Records with drawing code
>>
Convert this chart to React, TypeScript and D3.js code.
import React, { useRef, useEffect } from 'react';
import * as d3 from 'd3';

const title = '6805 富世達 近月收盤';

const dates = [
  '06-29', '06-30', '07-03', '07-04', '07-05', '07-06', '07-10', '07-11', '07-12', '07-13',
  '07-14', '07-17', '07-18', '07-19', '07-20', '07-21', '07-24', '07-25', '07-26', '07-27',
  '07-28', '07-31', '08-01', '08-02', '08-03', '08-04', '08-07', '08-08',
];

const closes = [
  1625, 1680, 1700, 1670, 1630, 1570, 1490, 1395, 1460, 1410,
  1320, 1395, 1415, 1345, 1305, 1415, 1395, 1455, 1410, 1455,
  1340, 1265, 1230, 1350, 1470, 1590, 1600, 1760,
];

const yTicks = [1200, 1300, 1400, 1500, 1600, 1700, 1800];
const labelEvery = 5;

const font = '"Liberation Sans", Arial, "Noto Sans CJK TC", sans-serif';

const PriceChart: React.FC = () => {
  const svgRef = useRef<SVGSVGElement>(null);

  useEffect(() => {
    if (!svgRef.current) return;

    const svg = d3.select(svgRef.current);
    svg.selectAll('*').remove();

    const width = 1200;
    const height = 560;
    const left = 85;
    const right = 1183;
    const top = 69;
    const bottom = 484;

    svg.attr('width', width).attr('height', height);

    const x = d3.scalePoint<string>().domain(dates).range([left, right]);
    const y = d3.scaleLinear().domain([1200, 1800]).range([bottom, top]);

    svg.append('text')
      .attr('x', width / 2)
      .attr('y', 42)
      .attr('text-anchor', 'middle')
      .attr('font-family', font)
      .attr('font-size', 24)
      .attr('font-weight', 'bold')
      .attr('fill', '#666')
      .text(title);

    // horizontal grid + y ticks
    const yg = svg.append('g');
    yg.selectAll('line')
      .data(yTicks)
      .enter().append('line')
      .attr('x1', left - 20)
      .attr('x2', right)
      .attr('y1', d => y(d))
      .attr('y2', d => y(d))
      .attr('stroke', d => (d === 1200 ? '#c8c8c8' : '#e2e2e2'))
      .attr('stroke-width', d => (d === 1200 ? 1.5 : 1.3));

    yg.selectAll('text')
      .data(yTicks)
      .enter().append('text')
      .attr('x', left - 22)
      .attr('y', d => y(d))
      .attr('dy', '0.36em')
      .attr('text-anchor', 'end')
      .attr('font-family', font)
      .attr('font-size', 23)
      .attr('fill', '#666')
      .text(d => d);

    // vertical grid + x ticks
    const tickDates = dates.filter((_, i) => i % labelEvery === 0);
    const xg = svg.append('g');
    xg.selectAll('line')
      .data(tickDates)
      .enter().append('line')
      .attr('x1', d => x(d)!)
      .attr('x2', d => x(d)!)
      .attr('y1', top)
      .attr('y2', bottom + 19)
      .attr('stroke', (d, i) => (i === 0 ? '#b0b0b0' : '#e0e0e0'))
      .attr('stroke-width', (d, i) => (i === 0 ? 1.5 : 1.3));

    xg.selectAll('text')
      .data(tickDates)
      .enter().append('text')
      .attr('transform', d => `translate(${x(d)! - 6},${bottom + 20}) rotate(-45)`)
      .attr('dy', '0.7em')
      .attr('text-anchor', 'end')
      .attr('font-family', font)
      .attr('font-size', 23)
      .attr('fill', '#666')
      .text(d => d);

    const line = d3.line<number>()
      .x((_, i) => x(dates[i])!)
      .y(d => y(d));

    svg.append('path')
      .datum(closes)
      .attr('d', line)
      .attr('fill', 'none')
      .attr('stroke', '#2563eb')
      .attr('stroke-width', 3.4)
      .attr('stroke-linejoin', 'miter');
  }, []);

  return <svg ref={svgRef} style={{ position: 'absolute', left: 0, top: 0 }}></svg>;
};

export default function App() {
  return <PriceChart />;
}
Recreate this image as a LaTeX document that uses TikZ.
<<
**GIVEN REQUEST:**
Copy out each line exactly.

**RESULT BELOW:**
Convert this chart to React, TypeScript and D3.js code.
import React, { useRef, useEffect } from 'react';
import * as d3 from 'd3';

const title = '6805 富世達 近月收盤';

const dates = [
  '06-29', '06-30', '07-03', '07-04', '07-05', '07-06', '07-10', '07-11', '07-12', '07-13',
  '07-14', '07-17', '07-18', '07-19', '07-20', '07-21', '07-24', '07-25', '07-26', '07-27',
  '07-28', '07-31', '08-01', '08-02', '08-03', '08-04', '08-07', '08-08',
];

const closes = [
  1625, 1680, 1700, 1670, 1630, 1570, 1490, 1395, 1460, 1410,
  1320, 1395, 1415, 1345, 1305, 1415, 1395, 1455, 1410, 1455,
  1340, 1265, 1230, 1350, 1470, 1590, 1600, 1760,
];

const yTicks = [1200, 1300, 1400, 1500, 1600, 1700, 1800];
const labelEvery = 5;

const font = '"Liberation Sans", Arial, "Noto Sans CJK TC", sans-serif';

const PriceChart: React.FC = () => {
  const svgRef = useRef<SVGSVGElement>(null);

  useEffect(() => {
    if (!svgRef.current) return;

    const svg = d3.select(svgRef.current);
    svg.selectAll('*').remove();

    const width = 1200;
    const height = 560;
    const left = 85;
    const right = 1183;
    const top = 69;
    const bottom = 484;

    svg.attr('width', width).attr('height', height);

    const x = d3.scalePoint<string>().domain(dates).range([left, right]);
    const y = d3.scaleLinear().domain([1200, 1800]).range([bottom, top]);

    svg.append('text')
      .attr('x', width / 2)
      .attr('y', 42)
      .attr('text-anchor', 'middle')
      .attr('font-family', font)
      .attr('font-size', 24)
      .attr('font-weight', 'bold')
      .attr('fill', '#666')
      .text(title);

    // horizontal grid + y ticks
    const yg = svg.append('g');
    yg.selectAll('line')
      .data(yTicks)
      .enter().append('line')
      .attr('x1', left - 20)
      .attr('x2', right)
      .attr('y1', d => y(d))
      .attr('y2', d => y(d))
      .attr('stroke', d => (d === 1200 ? '#c8c8c8' : '#e2e2e2'))
      .attr('stroke-width', d => (d === 1200 ? 1.5 : 1.3));

    yg.selectAll('text')
      .data(yTicks)
      .enter().append('text')
      .attr('x', left - 22)
      .attr('y', d => y(d))
      .attr('dy', '0.36em')
      .attr('text-anchor', 'end')
      .attr('font-family', font)
      .attr('font-size', 23)
      .attr('fill', '#666')
      .text(d => d);

    // vertical grid + x ticks
    const tickDates = dates.filter((_, i) => i % labelEvery === 0);
    const xg = svg.append('g');
    xg.selectAll('line')
      .data(tickDates)
      .enter().append('line')
      .attr('x1', d => x(d)!)
      .attr('x2', d => x(d)!)
      .attr('y1', top)
      .attr('y2', bottom + 19)
      .attr('stroke', (d, i) => (i === 0 ? '#b0b0b0' : '#e0e0e0'))
      .attr('stroke-width', (d, i) => (i === 0 ? 1.5 : 1.3));

    xg.selectAll('text')
      .data(tickDates)
      .enter().append('text')
      .attr('transform', d => `translate(${x(d)! - 6},${bottom + 20}) rotate(-45)`)
      .attr('dy', '0.7em')
      .attr('text-anchor', 'end')
      .attr('font-family', font)
      .attr('font-size', 23)
      .attr('fill', '#666')
      .text(d => d);

    const line = d3.line<number>()
      .x((_, i) => x(dates[i])!)
      .y(d => y(d));

    svg.append('path')
      .datum(closes)
      .attr('d', line)
      .attr('fill', 'none')
      .attr('stroke', '#2563eb')
      .attr('stroke-width', 3.4)
      .attr('stroke-linejoin', 'miter');
  }, []);

  return <svg ref={svgRef} style={{ position: 'absolute', left: 0, top: 0 }}></svg>;
};

export default function App() {
  return <PriceChart />;
}
Recreate this image as a LaTeX document that uses TikZ.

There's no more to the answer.